Data listing ->
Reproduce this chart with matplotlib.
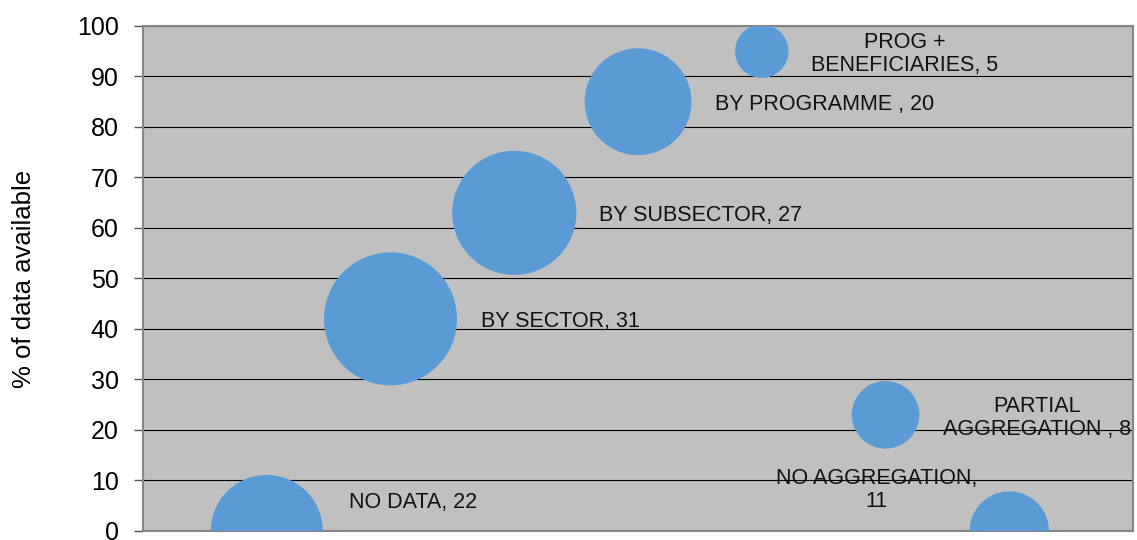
import numpy as np
import matplotlib
matplotlib.use("Agg")
import matplotlib.pyplot as plt

plt.rcParams['font.family'] = ['Liberation Sans', 'DejaVu Sans']

# bubble data: x position, % of data available, bubble size (count)
labels = ["NO DATA", "BY SECTOR", "BY SUBSECTOR", "BY PROGRAMME ", "PROG +\nBENEFICIARIES",
          "PARTIAL\nAGGREGATION ", "NO AGGREGATION,\n"]
xpos = [1, 2, 3, 4, 5, 6, 7]
pct = [0, 42, 63, 85, 95, 23, 0]
counts = [22, 31, 27, 20, 5, 8, 11]

# label placement (pixels from bubble centre)
lab_off = [(82, 28), (90, -3), (85, -3), (77, -3), (143, -3), (152, -3), (-133, 41)]
lab_ha = ['left', 'left', 'left', 'left', 'center', 'center', 'center']

fig = plt.figure(figsize=(11.37, 5.40), dpi=100)
ax = fig.add_axes([0.1258, 0.0167, 0.8707, 0.9352])
ax.set_facecolor('#c0c0c0')

ax.set_xlim(0, 8)
ax.set_ylim(0, 100)
ax.set_yticks(np.arange(0, 101, 10))
ax.set_xticks([])
ax.grid(axis='y', color='black', linewidth=0.8)
ax.set_axisbelow(True)

ax.scatter(xpos, pct, s=np.array(counts) * 296, color='#5b9bd5', zorder=3, linewidths=0)

for i, lab in enumerate(labels):
    if lab.endswith("\n"):
        txt = lab + str(counts[i])
    else:
        txt = f"{lab}, {counts[i]}"
    ax.annotate(txt, (xpos[i], pct[i]), xytext=lab_off[i], textcoords='offset pixels',
                ha=lab_ha[i], va='center', multialignment='center', fontsize=15.5,
                color='#111111', linespacing=1.1, zorder=4, annotation_clip=False)

for sp in ax.spines.values():
    sp.set_color('#868686')
    sp.set_linewidth(1.5)

ax.tick_params(axis='y', length=6.5, width=1, color='#555555', pad=11, labelsize=18)
ax.set_ylabel('% of data available', fontsize=18.5)
ax.yaxis.set_label_coords(-0.108, 0.5)

fig.savefig('out.png', dpi=100)
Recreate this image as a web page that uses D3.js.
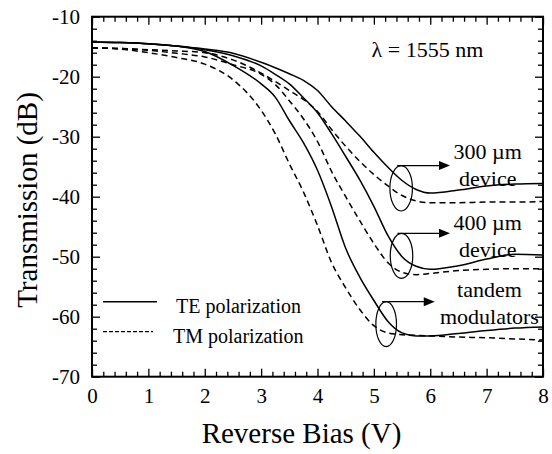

REQUIRED WORK -> Leaving aside the images, write out the entries above word for word.

THE RESULT ->
Reproduce this chart with matplotlib.
import numpy as np
import matplotlib
matplotlib.use("Agg")
import matplotlib.pyplot as plt

plt.rcParams['font.family'] = ['Liberation Sans', 'DejaVu Sans']

# bubble data: x position, % of data available, bubble size (count)
labels = ["NO DATA", "BY SECTOR", "BY SUBSECTOR", "BY PROGRAMME ", "PROG +\nBENEFICIARIES",
          "PARTIAL\nAGGREGATION ", "NO AGGREGATION,\n"]
xpos = [1, 2, 3, 4, 5, 6, 7]
pct = [0, 42, 63, 85, 95, 23, 0]
counts = [22, 31, 27, 20, 5, 8, 11]

# label placement (pixels from bubble centre)
lab_off = [(82, 28), (90, -3), (85, -3), (77, -3), (143, -3), (152, -3), (-133, 41)]
lab_ha = ['left', 'left', 'left', 'left', 'center', 'center', 'center']

fig = plt.figure(figsize=(11.37, 5.40), dpi=100)
ax = fig.add_axes([0.1258, 0.0167, 0.8707, 0.9352])
ax.set_facecolor('#c0c0c0')

ax.set_xlim(0, 8)
ax.set_ylim(0, 100)
ax.set_yticks(np.arange(0, 101, 10))
ax.set_xticks([])
ax.grid(axis='y', color='black', linewidth=0.8)
ax.set_axisbelow(True)

ax.scatter(xpos, pct, s=np.array(counts) * 296, color='#5b9bd5', zorder=3, linewidths=0)

for i, lab in enumerate(labels):
    if lab.endswith("\n"):
        txt = lab + str(counts[i])
    else:
        txt = f"{lab}, {counts[i]}"
    ax.annotate(txt, (xpos[i], pct[i]), xytext=lab_off[i], textcoords='offset pixels',
                ha=lab_ha[i], va='center', multialignment='center', fontsize=15.5,
                color='#111111', linespacing=1.1, zorder=4, annotation_clip=False)

for sp in ax.spines.values():
    sp.set_color('#868686')
    sp.set_linewidth(1.5)

ax.tick_params(axis='y', length=6.5, width=1, color='#555555', pad=11, labelsize=18)
ax.set_ylabel('% of data available', fontsize=18.5)
ax.yaxis.set_label_coords(-0.108, 0.5)

fig.savefig('out.png', dpi=100)
Recreate this image as a web page that uses D3.js.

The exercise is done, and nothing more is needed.